The purpose of this paper is to examine whether, when teaching professional ethics, the educational interventions have any effect on improving students' moral decisions. One method often used to measure change is the well‐established defining issues test – an American test based on Kohlberg's stage theory.
Using this test, two before‐and‐after studies were carried out on cross‐cultural cohorts of first year computing undergraduates which both received the same lectures, debates and moral‐decision‐making exercises.
One study showed a significant increase in moral judgment whilst the other showed a decrease (although not significant). Both studies indicated mean scores far below the American averages.

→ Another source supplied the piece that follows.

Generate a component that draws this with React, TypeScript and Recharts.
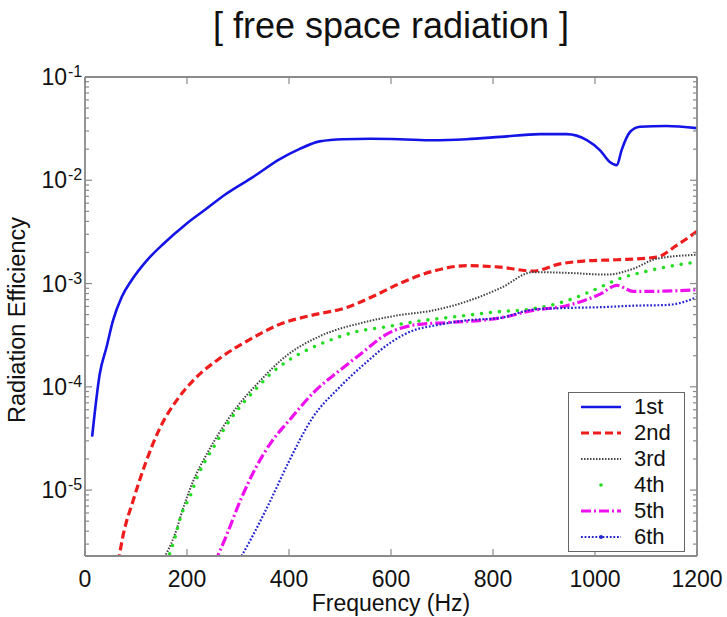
import React from 'react';
import { LineChart, Line, XAxis, YAxis, Legend } from 'recharts';

// values (Hz, radiation efficiency)
const freq1 = [14, 29, 42, 55, 72, 91, 121, 154, 199, 238, 277, 330, 382, 420, 460, 506, 560, 617, 683, 748, 814, 892, 944, 984, 1010, 1029, 1043, 1052, 1069, 1088, 1140, 1200];
const eff1 = [3.3e-5, 1.34e-4, 2.4e-4, 4.4e-4, 7.4e-4, 1.07e-3, 1.67e-3, 2.43e-3, 3.8e-3, 5.3e-3, 7.4e-3, 1.08e-2, 1.6e-2, 2.0e-2, 2.38e-2, 2.5e-2, 2.52e-2, 2.5e-2, 2.44e-2, 2.5e-2, 2.63e-2, 2.8e-2, 2.8e-2, 2.45e-2, 1.95e-2, 1.5e-2, 1.4e-2, 1.95e-2, 2.95e-2, 3.3e-2, 3.35e-2, 3.2e-2];

const freq2 = [65, 75, 94, 120, 147, 179, 212, 265, 330, 380, 446, 510, 562, 617, 683, 748, 814, 879, 931, 977, 1043, 1121, 1160, 1200];
const eff2 = [2.0e-6, 3.7e-6, 7.8e-6, 1.9e-5, 4.0e-5, 7.3e-5, 1.15e-4, 1.9e-4, 3.0e-4, 4.0e-4, 4.95e-4, 5.8e-4, 7.4e-4, 1.0e-3, 1.32e-3, 1.49e-3, 1.44e-3, 1.32e-3, 1.55e-3, 1.65e-3, 1.7e-3, 1.8e-3, 2.34e-3, 3.2e-3];

const freq3 = [150, 176, 193, 212, 238, 265, 297, 337, 395, 461, 546, 611, 683, 740, 814, 879, 944, 1023, 1075, 1121, 1200];
const eff3 = [2.0e-6, 3.7e-6, 6.8e-6, 1.22e-5, 2.2e-5, 3.7e-5, 6.3e-5, 1.06e-4, 2.0e-4, 3.1e-4, 4.2e-4, 4.9e-4, 5.5e-4, 6.5e-4, 9.0e-4, 1.29e-3, 1.27e-3, 1.22e-3, 1.39e-3, 1.74e-3, 1.9e-3];

const freq4 = [160, 176, 189, 206, 221, 238, 254, 270, 286, 303, 319, 335, 351, 367, 384, 400, 433, 478, 530, 589, 650, 715, 804, 879, 944, 1010, 1043, 1108, 1200];
const eff4 = [2.0e-6, 3.4e-6, 5.8e-6, 8.7e-6, 1.37e-5, 2.0e-5, 2.7e-5, 3.7e-5, 4.9e-5, 6.3e-5, 7.8e-5, 9.5e-5, 1.15e-4, 1.38e-4, 1.6e-4, 1.82e-4, 2.24e-4, 2.8e-4, 3.4e-4, 3.8e-4, 4.3e-4, 4.7e-4, 5.3e-4, 5.7e-4, 6.8e-4, 9.2e-4, 1.09e-3, 1.34e-3, 1.62e-3];

const freq5 = [255, 278, 304, 335, 367, 400, 450, 500, 540, 590, 650, 715, 814, 879, 944, 1010, 1043, 1075, 1108, 1200];
const eff5 = [2.0e-6, 3.7e-6, 7.8e-6, 1.65e-5, 3.0e-5, 4.7e-5, 9.0e-5, 1.45e-4, 2.07e-4, 3.2e-4, 4.0e-4, 4.2e-4, 4.65e-4, 5.5e-4, 6.1e-4, 7.9e-4, 9.6e-4, 8.4e-4, 8.4e-4, 8.7e-4];

const freq6 = [300, 330, 363, 400, 446, 500, 550, 600, 650, 683, 748, 814, 879, 944, 1010, 1075, 1140, 1173, 1200];
const eff6 = [2.0e-6, 3.7e-6, 7.8e-6, 1.9e-5, 5.0e-5, 1.0e-4, 1.7e-4, 2.7e-4, 3.6e-4, 3.9e-4, 4.4e-4, 4.65e-4, 5.6e-4, 5.8e-4, 5.9e-4, 6.1e-4, 6.2e-4, 6.6e-4, 7.4e-4];

const modeNames = ['1st', '2nd', '3rd', '4th', '5th', '6th'];
const xTicks = [0, 200, 400, 600, 800, 1000, 1200];
const yMajor = [1e-5, 1e-4, 1e-3, 1e-2, 1e-1];
const yMajorLabels = ['-5', '-4', '-3', '-2', '-1'];
const yMinor = [
  3e-6, 4e-6, 5e-6, 6e-6, 7e-6, 8e-6, 9e-6,
  2e-5, 3e-5, 4e-5, 5e-5, 6e-5, 7e-5, 8e-5, 9e-5,
  2e-4, 3e-4, 4e-4, 5e-4, 6e-4, 7e-4, 8e-4, 9e-4,
  2e-3, 3e-3, 4e-3, 5e-3, 6e-3, 7e-3, 8e-3, 9e-3,
  2e-2, 3e-2, 4e-2, 5e-2, 6e-2, 7e-2, 8e-2, 9e-2,
];
const yDomain = [2.3e-6, 0.1];

const toRows = (f: number[], v: number[]) => f.map((x, i) => ({ freq: x, eff: v[i] }));
const seriesData = [
  toRows(freq1, eff1),
  toRows(freq2, eff2),
  toRows(freq3, eff3),
  toRows(freq4, eff4),
  toRows(freq5, eff5),
  toRows(freq6, eff6),
];

const styles = [
  { color: '#1414e6', width: 2.6, dash: undefined, cap: 'butt' },
  { color: '#ee1c1c', width: 3.2, dash: '8 4', cap: 'butt' },
  { color: '#444444', width: 2, dash: '1.5 1.5', cap: 'butt' },
  { color: '#22dd22', width: 3.6, dash: '0 9', cap: 'round' },
  { color: '#ee10ee', width: 3.2, dash: '10 3 2 3', cap: 'butt' },
  { color: '#2424d0', width: 2.2, dash: '1.8 1.8', cap: 'butt' },
];

const FONT = '"Liberation Sans", Arial, sans-serif';
const AXIS = '#8a8a8a';

const allY = [...yMinor, ...yMajor].sort((a, b) => a - b);

const LeftTick = (props: any) => {
  const { x, y, payload } = props;
  const idx = yMajor.indexOf(payload.value);
  const len = idx >= 0 ? 7 : 4;
  return (
    <g>
      <line x1={x} x2={x + len} y1={y} y2={y} stroke={AXIS} strokeWidth={1.2} />
      {idx >= 0 && (
        <>
          <text x={x - 18} y={y + 8} textAnchor="end" fontSize={23} fontFamily={FONT} fill="#111">10</text>
          <text x={x - 17} y={y} textAnchor="start" fontSize={16} fontFamily={FONT} fill="#111">{yMajorLabels[idx]}</text>
        </>
      )}
    </g>
  );
};

const RightTick = (props: any) => {
  const { x, y, payload } = props;
  const len = yMajor.includes(payload.value) ? 7 : 4;
  return <line x1={x} x2={x - len} y1={y} y2={y} stroke={AXIS} strokeWidth={1.2} />;
};

const BottomTick = (props: any) => {
  const { x, y, payload } = props;
  return (
    <g>
      <line x1={x} x2={x} y1={y} y2={y - 7} stroke={AXIS} strokeWidth={1.2} />
      <text x={x} y={y + 31} textAnchor="middle" fontSize={23} fontFamily={FONT} fill="#111">{payload.value}</text>
    </g>
  );
};

const TopTick = (props: any) => {
  const { x, y } = props;
  return <line x1={x} x2={x} y1={y} y2={y + 7} stroke={AXIS} strokeWidth={1.2} />;
};

const LegendBox = () => (
  <div style={{ width: 117, height: 160, border: '1.5px solid #666', background: '#fff', boxSizing: 'border-box', paddingTop: 1, fontFamily: FONT, fontSize: 22, color: '#111' }}>
    {modeNames.map((name, i) => {
      const s = styles[i];
      return (
        <div key={name} style={{ height: 26, display: 'flex', alignItems: 'center' }}>
          <svg width={52} height={26} style={{ flex: 'none' }}>
            {i === 3 ? (
              <circle cx={32} cy={13} r={1.8} fill={s.color} />
            ) : (
              <line x1={12} x2={52} y1={13} y2={13} stroke={s.color} strokeWidth={s.width} strokeDasharray={s.dash} />
            )}
            {i === 5 && <circle cx={32} cy={13} r={2} fill={s.color} />}
          </svg>
          <span style={{ marginLeft: 13, lineHeight: '26px' }}>{name}</span>
        </div>
      );
    })}
  </div>
);

export default function App() {
  return (
    <div style={{ position: 'absolute', left: 0, top: 0, width: 727, height: 617, background: '#fff' }}>
      <LineChart width={727} height={617} margin={{ top: 76, right: 29, bottom: 60, left: 0 }}>
        <text x={391} y={38} textAnchor="middle" fontSize={36} fontFamily={FONT} fill="#111">[ free space radiation ]</text>
        <text x={25} y={320} transform="rotate(-90 25 320)" textAnchor="middle" fontSize={23.5} fontFamily={FONT} fill="#111">Radiation Efficiency</text>
        <text x={391} y={611} textAnchor="middle" fontSize={23} fontFamily={FONT} fill="#111">Frequency (Hz)</text>
        <XAxis xAxisId="bottom" dataKey="freq" type="number" domain={[0, 1200]} ticks={xTicks} interval={0}
          height={1} tickSize={0} tickMargin={0} tickLine={false} tick={<BottomTick />}
          axisLine={{ stroke: AXIS, strokeWidth: 1.8 }} allowDataOverflow />
        <XAxis xAxisId="top" orientation="top" dataKey="freq" type="number" domain={[0, 1200]} ticks={xTicks} interval={0}
          height={1} tickSize={0} tickMargin={0} tickLine={false} tick={<TopTick />}
          axisLine={{ stroke: AXIS, strokeWidth: 1.8 }} allowDataOverflow />
        <YAxis yAxisId="left" dataKey="eff" type="number" scale="log" domain={yDomain} ticks={allY} interval={0}
          width={85} tickSize={0} tickMargin={0} tickLine={false} tick={<LeftTick />}
          axisLine={{ stroke: AXIS, strokeWidth: 1.8 }} allowDataOverflow />
        <YAxis yAxisId="right" orientation="right" dataKey="eff" type="number" scale="log" domain={yDomain} ticks={allY} interval={0}
          width={1} tickSize={0} tickMargin={0} tickLine={false} tick={<RightTick />}
          axisLine={{ stroke: AXIS, strokeWidth: 1.8 }} allowDataOverflow />
        {seriesData.map((rows, i) => (
          <Line
            key={modeNames[i]}
            xAxisId="bottom"
            yAxisId="left"
            data={rows}
            dataKey="eff"
            name={modeNames[i]}
            type="monotone"
            stroke={styles[i].color}
            strokeWidth={styles[i].width}
            strokeDasharray={styles[i].dash}
            strokeLinecap={styles[i].cap as any}
            dot={false}
            activeDot={false}
            isAnimationActive={false}
          />
        ))}
        <Legend layout="vertical" align="center" verticalAlign="middle" content={<LegendBox />}
          wrapperStyle={{ position: 'absolute', left: 568, top: 392, width: 117, height: 160 }} />
      </LineChart>
    </div>
  );
}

As both studies involved relatively small sample sizes, the results are indicative rather than conclusive. However, they bring to light issues associated with the test, in both American and non‐American research, indicating that lower than average mean scores could be due to cross‐cultural and situational variations.
The paper questions the premise of stage theory as a method for measurement within a cross‐cultural context; and the usefulness of measuring one component of moral development (moral judgment) in isolation.
The paper proposes that tests based on more discipline‐specific skills, rather than stage theory, would be of greater use in evaluating student levels of moral development.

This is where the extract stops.